For now the image recognition is restricted to identifying physical traits of the people in photographs, with categories including age, gender, hair color, and skin color. In the demo I saw, the results were impressive: photographs with babies in them were paired with products for infants and toddlers, and makeup ads were shown near photos with women in them.

The company is also in early stages of identifying company logos in photographs (which could be paired with matching products), and eventually hopes to include support for more objects, like vehicle recognition and applications for travel.

Eyealike isn’t meant as a consumer product. Instead, it’s being licensed at an enterprise level, with a customizable backend that Eyealike will tailor for each customer’s needs.

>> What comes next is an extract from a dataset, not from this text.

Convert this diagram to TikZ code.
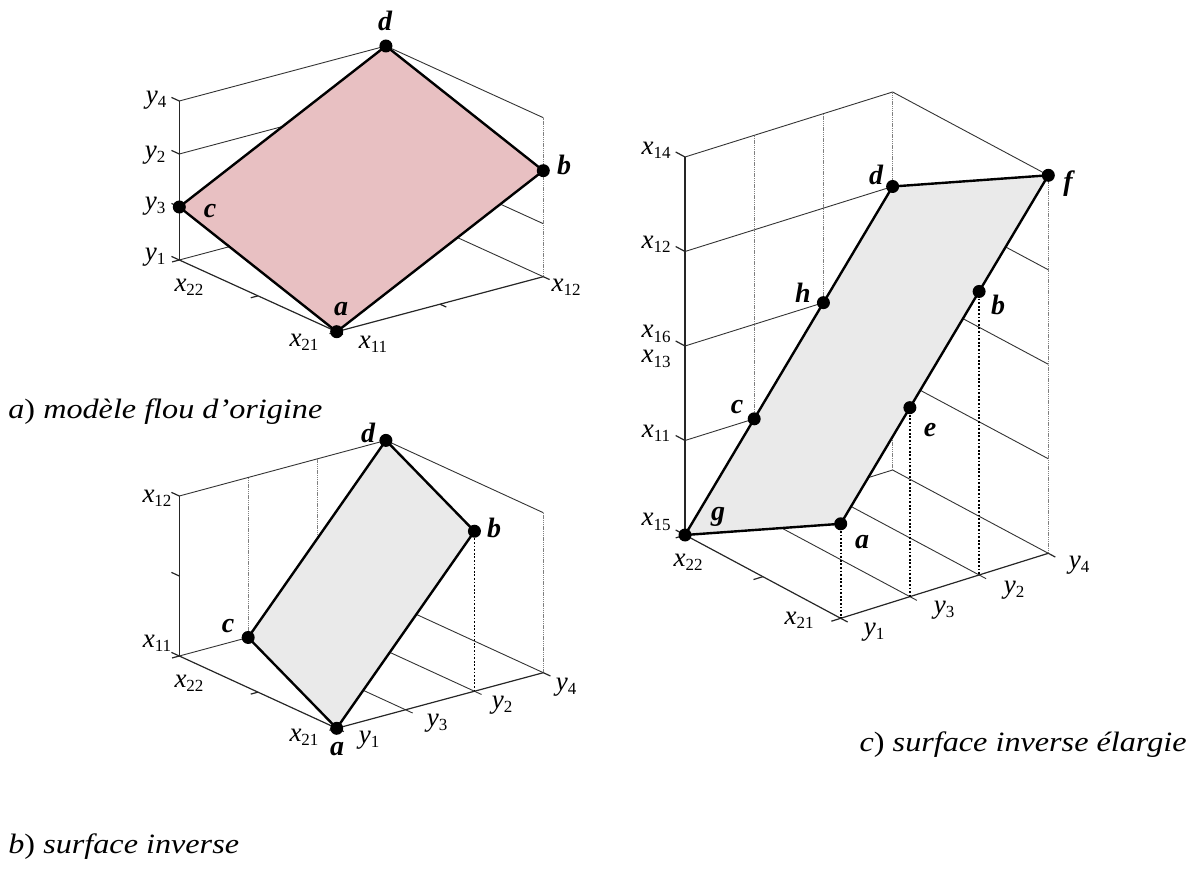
\documentclass[tikz,border=0pt]{standalone}
\usepackage{fontspec}
\setmainfont{Liberation Serif}
\newfontfamily\capfont[FakeStretch=1.15]{Liberation Serif}
\usetikzlibrary{calc}
\definecolor{pinkfill}{RGB}{232,192,194}
\definecolor{grayfill}{RGB}{234,234,234}
\tikzset{
 gridl/.style={line width=0.45pt, draw=black!80},
 vgrid/.style={line width=0.5pt, draw=black!50, dash pattern=on 0.7pt off 0.4pt},
 axisl/.style={line width=0.6pt, draw=black!85},
 edgel/.style={line width=1.2pt, line join=round},
 proj/.style={line width=0.9pt, dash pattern=on 0.9pt off 0.9pt},
 dot/.style={circle, fill=black, inner sep=0pt, minimum size=6.5pt},
 ptlab/.style={font=\fontsize{14}{14}\selectfont\bfseries\itshape, inner sep=0pt},
 axlab/.style={font=\fontsize{13.5}{13.5}\selectfont, inner sep=0pt},
 caplab/.style={font=\fontsize{14}{14}\selectfont\capfont, inner sep=0pt},
}
\newcommand\ax[2]{\textit{#1}\raisebox{-0.35ex}{\fontsize{8.5}{8.5}\selectfont #2}}
\newcommand\mkpt[5]{\coordinate (#1#2) at ($(#1O)+#3*(#1U)+#4*(#1V)+#5*(#1W)$);}
\newcommand\tk[3]{\draw[axisl] (#1) -- ($(#1)+#3*(#2)$);}
\begin{document}
\begin{tikzpicture}[x=0.5pt,y=-0.5pt]
\useasboundingbox (0,0) rectangle (1192,892);

% ================= Diagram A (top-left) =================
\coordinate (AO) at (336.7,331.7);
\coordinate (AU) at (-157.4,-71.7);
\coordinate (AV) at (206.6,-55);
\coordinate (AW) at (0,-159);
\mkpt{A}{a}{0}{0}{0}
\mkpt{A}{b}{0}{1}{0.6667}
\mkpt{A}{c}{1}{0}{0.3333}
\mkpt{A}{d}{1}{1}{1}
\mkpt{A}{L}{1}{0}{0}
\mkpt{A}{R}{0}{1}{0}
\mkpt{A}{B}{1}{1}{0}
\mkpt{A}{Lt}{1}{0}{1}
\mkpt{A}{Rt}{0}{1}{1}
\mkpt{A}{Ltwo}{1}{0}{0.6667}
\mkpt{A}{Btwo}{1}{1}{0.6667}
\mkpt{A}{Lthree}{1}{0}{0.3333}
\mkpt{A}{Rthree}{0}{1}{0.3333}
\mkpt{A}{Bthree}{1}{1}{0.3333}
\mkpt{A}{Um}{0.5}{0}{0}
\mkpt{A}{Vm}{0}{0.5}{0}

\draw[gridl] (AL)--(AB)--(AR);
\draw[gridl] (ALt)--(Ad)--(ARt);
\draw[gridl] (ALtwo)--(ABtwo);
\draw[gridl] (ARthree)--(ABthree);
\draw[vgrid] (AR)--(ARt);
\draw[vgrid] (AB)--(Ad);
\draw[axisl] (AL)--(ALt);
\draw[axisl] (AL)--(Aa)--(AR);
\tk{AL}{AU}{0.05}\tk{ALthree}{AU}{0.05}\tk{ALtwo}{AU}{0.05}\tk{ALt}{AU}{0.05}
\tk{Aa}{AV}{-0.035}\tk{AUm}{AV}{-0.035}\tk{AL}{AV}{-0.035}
\tk{Aa}{AU}{-0.04}\tk{AVm}{AU}{-0.04}\tk{AR}{AU}{-0.04}

\fill[pinkfill] (Aa)--(Ab)--(Ad)--(Ac)--cycle;
\draw[edgel] (Aa)--(Ab)--(Ad)--(Ac)--cycle;
\node[dot] (Ada) at (Aa) {};
\node[dot] (Adb) at (Ab) {};
\node[dot] (Adc) at (Ac) {};
\node[dot] (Add) at (Ad) {};
\node[ptlab] (Ala) at (341,309) {a};
\node[ptlab] (Alb) at (564,165) {b};
\node[ptlab] (Alc) at (210,211) {c};
\node[ptlab] (Ald) at (385,21) {d};
\node[axlab] (Ay4) at (156,100) {\ax{y}{4}};
\node[axlab] (Ay2) at (155,155) {\ax{y}{2}};
\node[axlab] (Ay3) at (155,206) {\ax{y}{3}};
\node[axlab] (Ay1) at (155,257) {\ax{y}{1}};
\node[axlab] (Ax22) at (189,287) {\ax{x}{22}};
\node[axlab] (Ax21) at (304,342) {\ax{x}{21}};
\node[axlab] (Ax11) at (373,344) {\ax{x}{11}};
\node[axlab] (Ax12) at (566,287) {\ax{x}{12}};
\node[caplab, anchor=west] (Acap) at (8,412) {\textit{a}) \textit{modèle flou d’origine}};

% ================= Diagram B (bottom-left) =================
\coordinate (BO) at (336.7,728.3);
\coordinate (BU) at (-157.4,-72.3);
\coordinate (BV) at (206.6,-55.6);
\coordinate (BW) at (0,-160);
\mkpt{B}{a}{0}{0}{0}
\mkpt{B}{b}{0}{0.6667}{1}
\mkpt{B}{c}{1}{0.3333}{0}
\mkpt{B}{d}{1}{1}{1}
\mkpt{B}{L}{1}{0}{0}
\mkpt{B}{R}{0}{1}{0}
\mkpt{B}{B}{1}{1}{0}
\mkpt{B}{Lt}{1}{0}{1}
\mkpt{B}{Rt}{0}{1}{1}
\mkpt{B}{Lm}{1}{0}{0.5}
\mkpt{B}{Um}{0.5}{0}{0}
\mkpt{B}{Vthree}{0}{0.3333}{0}
\mkpt{B}{Vtwo}{0}{0.6667}{0}
\mkpt{B}{Vthreeo}{-0.045}{0.3333}{0}
\mkpt{B}{Vtwoo}{-0.045}{0.6667}{0}
\mkpt{B}{Wthree}{1}{0.3333}{0}
\mkpt{B}{Wtwo}{1}{0.6667}{0}
\mkpt{B}{Wthreet}{1}{0.3333}{1}
\mkpt{B}{Wtwot}{1}{0.6667}{1}

\draw[gridl] (BL)--(BB)--(BR);
\draw[gridl] (BLt)--(Bd)--(BRt);
\draw[gridl] (BVthreeo)--(BWthree);
\draw[gridl] (BVtwoo)--(BWtwo);
\draw[vgrid] (BWthree)--(BWthreet);
\draw[vgrid] (BWtwo)--(BWtwot);
\draw[vgrid] (BR)--(BRt);
\draw[vgrid] (BB)--(Bd);
\draw[axisl] (BL)--(BLt);
\draw[axisl] (BL)--(Ba)--(BR);
\tk{BL}{BU}{0.05}\tk{BLm}{BU}{0.05}\tk{BLt}{BU}{0.05}
\tk{Ba}{BV}{-0.035}\tk{BUm}{BV}{-0.035}\tk{BL}{BV}{-0.035}
\tk{Ba}{BU}{-0.045}\tk{BR}{BU}{-0.045}

\fill[grayfill] (Ba)--(Bb)--(Bd)--(Bc)--cycle;
\draw[edgel] (Ba)--(Bb)--(Bd)--(Bc)--cycle;
\draw[proj] (Bb)--(BVtwo);
\node[dot] (Bda) at (Ba) {};
\node[dot] (Bdb) at (Bb) {};
\node[dot] (Bdc) at (Bc) {};
\node[dot] (Bdd) at (Bd) {};
\node[ptlab] (Bla) at (337,749) {a};
\node[ptlab] (Blb) at (494,528) {b};
\node[ptlab] (Blc) at (228,626) {c};
\node[ptlab] (Bld) at (368,433) {d};
\node[axlab] (Bx12) at (157,498) {\ax{x}{12}};
\node[axlab] (Bx11) at (157,643) {\ax{x}{11}};
\node[axlab] (Bx22) at (189,683) {\ax{x}{22}};
\node[axlab] (Bx21) at (304,737) {\ax{x}{21}};
\node[axlab] (By1) at (369,740) {\ax{y}{1}};
\node[axlab] (By3) at (437,723) {\ax{y}{3}};
\node[axlab] (By2) at (502,705) {\ax{y}{2}};
\node[axlab] (By4) at (566,687) {\ax{y}{4}};
\node[caplab, anchor=west] (Bcap) at (8,847) {\textit{b}) \textit{surface inverse}};

% ================= Diagram C (right) =================
\coordinate (CO) at (840.7,618.3);
\coordinate (CU) at (-155.7,-83.3);
\coordinate (CV) at (207.6,-65);
\coordinate (CW) at (0,-94.5);
\mkpt{C}{a}{0}{0}{1}
\mkpt{C}{e}{0}{0.3333}{2}
\mkpt{C}{b}{0}{0.6667}{3}
\mkpt{C}{f}{0}{1}{4}
\mkpt{C}{g}{1}{0}{0}
\mkpt{C}{c}{1}{0.3333}{1}
\mkpt{C}{h}{1}{0.6667}{2}
\mkpt{C}{d}{1}{1}{3}
\mkpt{C}{F}{0}{0}{0}
\mkpt{C}{R}{0}{1}{0}
\mkpt{C}{B}{1}{1}{0}
\mkpt{C}{Lt}{1}{0}{4}
\mkpt{C}{Bt}{1}{1}{4}
\mkpt{C}{Lone}{1}{0}{1}
\mkpt{C}{Ltwo}{1}{0}{2}
\mkpt{C}{Lthree}{1}{0}{3}
\mkpt{C}{Bone}{1}{1}{1}
\mkpt{C}{Btwo}{1}{1}{2}
\mkpt{C}{Rone}{0}{1}{1}
\mkpt{C}{Rtwo}{0}{1}{2}
\mkpt{C}{Rthree}{0}{1}{3}
\mkpt{C}{Um}{0.5}{0}{0}
\mkpt{C}{Vthree}{0}{0.3333}{0}
\mkpt{C}{Vtwo}{0}{0.6667}{0}
\mkpt{C}{Vthreeo}{-0.045}{0.3333}{0}
\mkpt{C}{Vtwoo}{-0.045}{0.6667}{0}
\mkpt{C}{Wthree}{1}{0.3333}{0}
\mkpt{C}{Wtwo}{1}{0.6667}{0}
\mkpt{C}{Wthreet}{1}{0.3333}{4}
\mkpt{C}{Wtwot}{1}{0.6667}{4}

\draw[gridl] (Cg)--(CB)--(CR);
\draw[gridl] (CLt)--(CBt)--(Cf);
\draw[gridl] (CLone)--(CBone);
\draw[gridl] (CLtwo)--(CBtwo);
\draw[gridl] (CLthree)--(Cd);
\draw[gridl] (CRone)--(CBone);
\draw[gridl] (CRtwo)--(CBtwo);
\draw[gridl] (CRthree)--(Cd);
\draw[gridl] (CVthreeo)--(CWthree);
\draw[gridl] (CVtwoo)--(CWtwo);
\draw[vgrid] (CWthree)--(CWthreet);
\draw[vgrid] (CWtwo)--(CWtwot);
\draw[vgrid] (CB)--(CBt);
\draw[vgrid] (CR)--(Cf);
\draw[axisl] (Cg)--(CLt);
\draw[axisl] (Cg)--(CF)--(CR);
\tk{Cg}{CU}{0.06}\tk{CLone}{CU}{0.06}\tk{CLtwo}{CU}{0.06}\tk{CLthree}{CU}{0.06}\tk{CLt}{CU}{0.06}
\tk{CF}{CV}{-0.045}\tk{CUm}{CV}{-0.045}\tk{Cg}{CV}{-0.045}
\tk{CF}{CU}{-0.045}\tk{CR}{CU}{-0.045}

\fill[grayfill] (Cg)--(Cc)--(Ch)--(Cd)--(Cf)--(Cb)--(Ce)--(Ca)--cycle;
\draw[edgel] (Cg)--(Cc)--(Ch)--(Cd)--(Cf)--(Cb)--(Ce)--(Ca)--cycle;
\draw[proj] (Ca)--(CF);
\draw[proj] (Ce)--(CVthree);
\draw[proj] (Cb)--(CVtwo);
\node[dot] (Cda) at (Ca) {};
\node[dot] (Cdb) at (Cb) {};
\node[dot] (Cdc) at (Cc) {};
\node[dot] (Cdd) at (Cd) {};
\node[dot] (Cde) at (Ce) {};
\node[dot] (Cdf) at (Cf) {};
\node[dot] (Cdg) at (Cg) {};
\node[dot] (Cdh) at (Ch) {};
\node[ptlab] (Cla) at (862,542) {a};
\node[ptlab] (Clb) at (998,305) {b};
\node[ptlab] (Clc) at (737,407) {c};
\node[ptlab] (Cld) at (876,175) {d};
\node[ptlab] (Cle) at (930,430) {e};
\node[ptlab] (Clf) at (1068,184) {f};
\node[ptlab] (Clg) at (718,517) {g};
\node[ptlab] (Clh) at (803,293) {h};
\node[axlab] (Cx14) at (656,150) {\ax{x}{14}};
\node[axlab] (Cx12) at (656,244) {\ax{x}{12}};
\node[axlab] (Cx16) at (656,334) {\ax{x}{16}};
\node[axlab] (Cx13) at (656,359) {\ax{x}{13}};
\node[axlab] (Cx11) at (656,433) {\ax{x}{11}};
\node[axlab] (Cx15) at (656,522) {\ax{x}{15}};
\node[axlab] (Cx22) at (688,562) {\ax{x}{22}};
\node[axlab] (Cx21) at (799,620) {\ax{x}{21}};
\node[axlab] (Cy1) at (874,632) {\ax{y}{1}};
\node[axlab] (Cy3) at (944,610) {\ax{y}{3}};
\node[axlab] (Cy2) at (1014,590) {\ax{y}{2}};
\node[axlab] (Cy4) at (1079,565) {\ax{y}{4}};
\node[caplab, anchor=east] (Ccap) at (1187,745) {\textit{c}) \textit{surface inverse élargie}};
\end{tikzpicture}
\end{document}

Provided the system works well, Eyealike shouldn’t have any trouble finding customers – sites like MySpace with billions of photos would love to more effectively monetize them.

The problem that Eyealike is trying to solve isn’t a new one, as numerous other startups have tried to implement their own versions of image recognition. Unfortunately, lackluster accuracy has long hampered this kind of technology. Eyealike claims that its algorithms work 90% of the time – an impressive figure that would undoubtedly lead to higher advertising revenues. But because the technology doesn’t have a consumer front-end, I was unable to try it out for myself. Eyealike says that it is in talks to implement its system in a large social network, so we may get to try it for ourselves soon enough.